Irish film maker Neil Jordan is probably best known for The Crying Game, Interview with the Vampire and the thriller Mona Lisa but he’s often made honourably unconventional choices, from the wistful dark fairy tale of The Company of Wolves to the raucous The Butcher Boy.
Like the latter, his 2005 drama Breakfast on Pluto (which premieres on Sky Movies HD on March 21) is based on a book by Patrick McCabe. It actually manages to take in both Butcher Boy-style exuberance (including first-person narration) and Crying Game-style cross dressing.
The film is dominated by an extraordinary performance from Cillian Murphy (28 Days Later, Batman Begins, Red Eye, Sunshine) as Patrick, who was abandoned as a baby in Ireland in the late 1950s.

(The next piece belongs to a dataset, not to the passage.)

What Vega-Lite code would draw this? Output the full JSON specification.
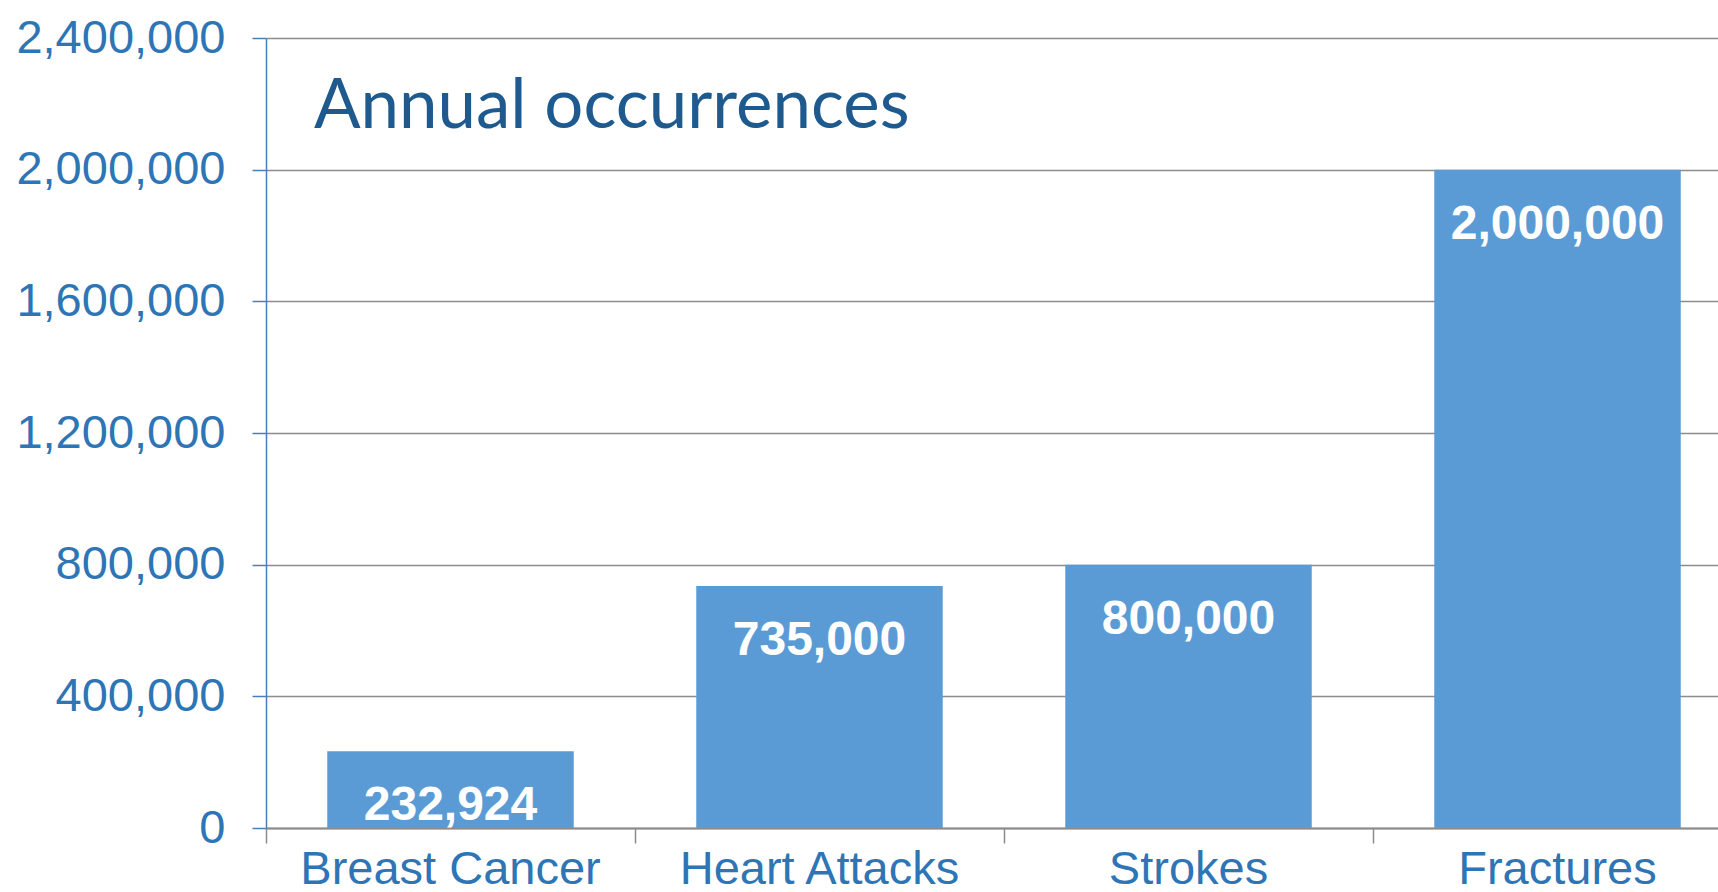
{
  "$schema": "https://vega.github.io/schema/vega-lite/v6.json",
  "autosize": {"type": "none"},
  "width": 1452,
  "height": 790,
  "padding": {"left": 266, "top": 38, "right": 0, "bottom": 64},
  "background": "white",
  "datasets": {
    "bars": [
      {"category": "Breast Cancer", "value": 232924},
      {"category": "Heart Attacks", "value": 735000},
      {"category": "Strokes", "value": 800000},
      {"category": "Fractures", "value": 2000000}
    ],
    "heading": [
      {"category": "Breast Cancer", "value": 2127000, "label": "Annual occurrences"}
    ]
  },
  "config": {
    "view": {"stroke": null},
    "axis": {"labelFont": "Liberation Sans"}
  },
  "encoding": {
    "x": {
      "field": "category",
      "type": "nominal",
      "sort": ["Breast Cancer", "Heart Attacks", "Strokes", "Fractures"],
      "scale": {"range": [0, 1476], "paddingInner": 0, "paddingOuter": 0},
      "axis": {
        "title": null,
        "labelAngle": 0,
        "bandPosition": 0,
        "labelLimit": 0,
        "labelFontSize": 47,
        "labelColor": "#2E75B6",
        "labelPadding": 3,
        "labelBaseline": "top",
        "tickSize": 15,
        "tickColor": "#8C8C8C",
        "tickWidth": 1.5,
        "domainColor": "#8C8C8C",
        "domainWidth": 2,
        "grid": false
      }
    },
    "y": {
      "field": "value",
      "type": "quantitative",
      "scale": {"domain": [0, 2400000], "nice": false},
      "axis": {
        "title": null,
        "values": [0, 400000, 800000, 1200000, 1600000, 2000000, 2400000],
        "format": ",d",
        "labelLimit": 0,
        "labelFontSize": 47,
        "labelColor": "#2E75B6",
        "labelPadding": 27,
        "tickSize": 14,
        "tickColor": "#4A7EBB",
        "tickWidth": 1.5,
        "domainColor": "#4A7EBB",
        "domainWidth": 1.5,
        "grid": true,
        "gridColor": "#8C8C8C",
        "gridWidth": 1.5
      }
    }
  },
  "layer": [
    {
      "data": {"name": "bars"},
      "mark": {"type": "bar", "color": "#5B9BD5", "width": {"band": 0.668}}
    },
    {
      "data": {"name": "bars"},
      "mark": {
        "type": "text",
        "color": "white",
        "font": "Liberation Sans",
        "fontSize": 48,
        "fontWeight": "bold",
        "baseline": "middle",
        "align": "center",
        "dy": 55
      },
      "encoding": {
        "text": {"field": "value", "type": "quantitative", "format": ",d"}
      }
    },
    {
      "data": {"name": "heading"},
      "mark": {
        "type": "text",
        "color": "#1F5A8E",
        "font": "Lato",
        "fontSize": 69,
        "align": "left",
        "baseline": "alphabetic",
        "dx": 48
      },
      "encoding": {
        "x": {"field": "category", "type": "nominal", "bandPosition": 0},
        "text": {"field": "label", "type": "nominal"}
      }
    }
  ]
}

As he grows up and looks into who his real parents were, Patrick takes to dressing as a woman and his alter ego, ‘Kitten’, is born. Kitten moves to a slightly more tolerant ’70s London, but being Irish at a time when the UK is suffering from IRA attacks does not make life easy.
The supporting cast includes Jordan stalwart Stephen Rea along with Liam Neeson (Michael Collins) and Brendan Gleeson. Despite its passing resemblance to The Crying Game, the daringly offbeat Breakfast on Pluto is in an entirely different kind of orbit.